### Code that draws figures
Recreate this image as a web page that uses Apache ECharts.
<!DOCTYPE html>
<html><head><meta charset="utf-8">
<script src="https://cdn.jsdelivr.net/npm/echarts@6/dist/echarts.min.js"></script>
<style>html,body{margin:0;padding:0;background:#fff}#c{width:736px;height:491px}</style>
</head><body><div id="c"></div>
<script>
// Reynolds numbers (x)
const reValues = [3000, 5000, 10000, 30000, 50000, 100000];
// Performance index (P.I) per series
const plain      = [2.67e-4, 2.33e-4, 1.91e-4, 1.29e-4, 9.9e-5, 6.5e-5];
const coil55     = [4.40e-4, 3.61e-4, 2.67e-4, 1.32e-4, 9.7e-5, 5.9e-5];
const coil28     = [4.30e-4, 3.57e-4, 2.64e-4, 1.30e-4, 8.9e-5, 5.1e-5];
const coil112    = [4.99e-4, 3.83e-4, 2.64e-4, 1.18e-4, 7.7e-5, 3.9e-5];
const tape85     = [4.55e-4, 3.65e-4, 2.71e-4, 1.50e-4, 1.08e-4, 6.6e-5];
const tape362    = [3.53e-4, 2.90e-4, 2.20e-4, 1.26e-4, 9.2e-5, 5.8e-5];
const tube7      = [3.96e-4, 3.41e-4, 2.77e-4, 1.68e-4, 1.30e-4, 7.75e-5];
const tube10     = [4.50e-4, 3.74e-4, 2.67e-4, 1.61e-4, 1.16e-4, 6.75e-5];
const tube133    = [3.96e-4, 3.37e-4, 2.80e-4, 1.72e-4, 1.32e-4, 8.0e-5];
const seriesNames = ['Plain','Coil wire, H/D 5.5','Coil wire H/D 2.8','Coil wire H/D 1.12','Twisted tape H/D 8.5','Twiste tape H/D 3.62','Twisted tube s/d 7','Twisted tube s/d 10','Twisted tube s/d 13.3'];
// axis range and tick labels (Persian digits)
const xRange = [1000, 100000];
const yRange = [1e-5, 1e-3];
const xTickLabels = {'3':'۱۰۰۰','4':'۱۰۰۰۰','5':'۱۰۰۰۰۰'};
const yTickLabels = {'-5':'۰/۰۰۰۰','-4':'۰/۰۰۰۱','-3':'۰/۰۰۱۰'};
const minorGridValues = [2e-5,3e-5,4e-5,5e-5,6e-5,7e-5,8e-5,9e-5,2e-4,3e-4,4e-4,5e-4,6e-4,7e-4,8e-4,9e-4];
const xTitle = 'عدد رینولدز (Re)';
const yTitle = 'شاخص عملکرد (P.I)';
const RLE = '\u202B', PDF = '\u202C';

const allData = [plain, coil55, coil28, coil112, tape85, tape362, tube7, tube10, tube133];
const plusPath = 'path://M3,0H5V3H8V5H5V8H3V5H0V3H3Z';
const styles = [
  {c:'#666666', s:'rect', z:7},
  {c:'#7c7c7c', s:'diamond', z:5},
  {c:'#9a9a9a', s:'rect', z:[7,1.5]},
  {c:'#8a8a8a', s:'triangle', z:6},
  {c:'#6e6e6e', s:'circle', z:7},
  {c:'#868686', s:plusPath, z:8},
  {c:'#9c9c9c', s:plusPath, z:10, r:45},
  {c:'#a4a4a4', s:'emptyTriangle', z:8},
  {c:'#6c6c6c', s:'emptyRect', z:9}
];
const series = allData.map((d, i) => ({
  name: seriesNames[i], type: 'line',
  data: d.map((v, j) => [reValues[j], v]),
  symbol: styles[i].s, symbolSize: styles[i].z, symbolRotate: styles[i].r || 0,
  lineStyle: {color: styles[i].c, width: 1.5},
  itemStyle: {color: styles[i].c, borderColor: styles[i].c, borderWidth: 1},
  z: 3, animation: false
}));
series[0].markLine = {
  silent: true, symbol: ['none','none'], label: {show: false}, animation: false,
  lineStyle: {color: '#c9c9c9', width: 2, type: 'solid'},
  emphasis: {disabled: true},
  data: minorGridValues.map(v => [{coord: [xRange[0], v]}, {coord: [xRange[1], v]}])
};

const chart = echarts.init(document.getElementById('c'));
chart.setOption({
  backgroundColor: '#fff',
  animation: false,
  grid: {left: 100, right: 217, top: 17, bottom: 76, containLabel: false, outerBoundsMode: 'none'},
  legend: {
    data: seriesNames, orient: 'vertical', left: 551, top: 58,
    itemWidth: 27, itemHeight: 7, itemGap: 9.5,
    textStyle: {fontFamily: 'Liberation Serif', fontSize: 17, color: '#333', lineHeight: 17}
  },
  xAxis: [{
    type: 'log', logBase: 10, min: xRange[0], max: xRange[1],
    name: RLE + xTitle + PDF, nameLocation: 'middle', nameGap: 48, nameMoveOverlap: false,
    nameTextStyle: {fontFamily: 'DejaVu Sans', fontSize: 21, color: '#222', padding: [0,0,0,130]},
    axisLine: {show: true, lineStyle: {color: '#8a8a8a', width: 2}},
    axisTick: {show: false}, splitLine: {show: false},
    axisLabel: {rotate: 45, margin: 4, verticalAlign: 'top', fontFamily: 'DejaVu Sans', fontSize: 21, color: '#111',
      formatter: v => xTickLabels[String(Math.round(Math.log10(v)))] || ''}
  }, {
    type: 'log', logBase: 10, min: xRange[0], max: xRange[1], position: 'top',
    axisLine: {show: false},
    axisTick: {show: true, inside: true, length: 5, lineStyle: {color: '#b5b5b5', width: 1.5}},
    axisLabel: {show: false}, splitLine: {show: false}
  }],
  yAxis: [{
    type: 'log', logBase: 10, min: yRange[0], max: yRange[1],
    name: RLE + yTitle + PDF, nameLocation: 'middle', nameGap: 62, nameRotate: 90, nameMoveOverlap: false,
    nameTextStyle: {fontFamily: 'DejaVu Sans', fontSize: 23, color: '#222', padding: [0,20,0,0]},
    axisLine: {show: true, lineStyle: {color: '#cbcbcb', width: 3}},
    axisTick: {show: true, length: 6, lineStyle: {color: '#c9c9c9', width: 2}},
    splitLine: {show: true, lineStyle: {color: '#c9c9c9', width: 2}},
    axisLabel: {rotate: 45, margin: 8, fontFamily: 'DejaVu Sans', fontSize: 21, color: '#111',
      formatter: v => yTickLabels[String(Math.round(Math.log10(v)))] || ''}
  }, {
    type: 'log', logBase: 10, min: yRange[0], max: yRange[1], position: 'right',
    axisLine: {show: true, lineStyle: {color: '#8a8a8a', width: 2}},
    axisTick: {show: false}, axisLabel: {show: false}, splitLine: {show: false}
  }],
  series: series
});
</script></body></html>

* * *

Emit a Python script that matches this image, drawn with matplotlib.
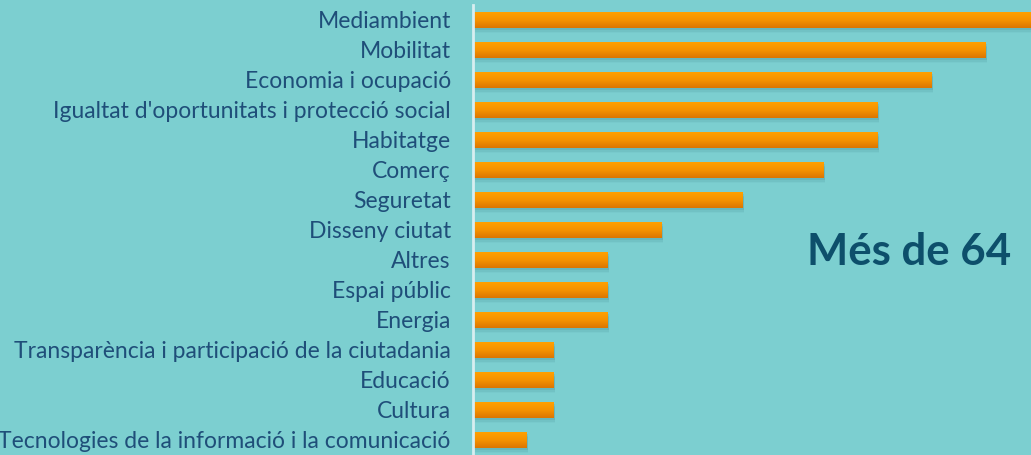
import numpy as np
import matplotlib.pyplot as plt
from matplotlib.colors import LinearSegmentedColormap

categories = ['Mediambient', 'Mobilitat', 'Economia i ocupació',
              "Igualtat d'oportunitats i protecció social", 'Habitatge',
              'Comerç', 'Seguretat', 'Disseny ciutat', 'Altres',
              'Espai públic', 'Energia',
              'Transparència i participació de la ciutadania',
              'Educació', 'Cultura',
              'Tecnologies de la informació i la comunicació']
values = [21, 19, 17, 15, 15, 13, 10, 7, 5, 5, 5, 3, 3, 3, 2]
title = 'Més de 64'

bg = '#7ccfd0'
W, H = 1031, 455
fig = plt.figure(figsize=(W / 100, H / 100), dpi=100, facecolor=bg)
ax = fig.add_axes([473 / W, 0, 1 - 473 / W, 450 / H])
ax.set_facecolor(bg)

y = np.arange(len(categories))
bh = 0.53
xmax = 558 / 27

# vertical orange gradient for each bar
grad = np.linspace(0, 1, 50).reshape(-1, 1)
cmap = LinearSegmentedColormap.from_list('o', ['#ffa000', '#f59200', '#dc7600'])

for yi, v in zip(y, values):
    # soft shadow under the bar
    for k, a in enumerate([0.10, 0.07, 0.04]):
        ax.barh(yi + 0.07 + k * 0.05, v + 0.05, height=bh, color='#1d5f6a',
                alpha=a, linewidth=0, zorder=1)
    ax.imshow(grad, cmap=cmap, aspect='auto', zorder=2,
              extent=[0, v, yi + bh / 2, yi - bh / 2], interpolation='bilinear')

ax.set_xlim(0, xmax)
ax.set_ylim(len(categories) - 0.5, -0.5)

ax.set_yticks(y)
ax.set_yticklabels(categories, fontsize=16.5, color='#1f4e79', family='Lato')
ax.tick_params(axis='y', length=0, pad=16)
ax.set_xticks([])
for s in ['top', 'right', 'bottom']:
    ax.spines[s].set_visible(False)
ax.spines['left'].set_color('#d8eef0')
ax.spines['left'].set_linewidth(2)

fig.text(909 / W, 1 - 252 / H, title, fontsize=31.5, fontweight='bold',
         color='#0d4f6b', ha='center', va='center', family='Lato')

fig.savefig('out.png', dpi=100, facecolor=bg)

### Your task
What is the number of lines that contain "script"? Reply with that number alone.

### The output
4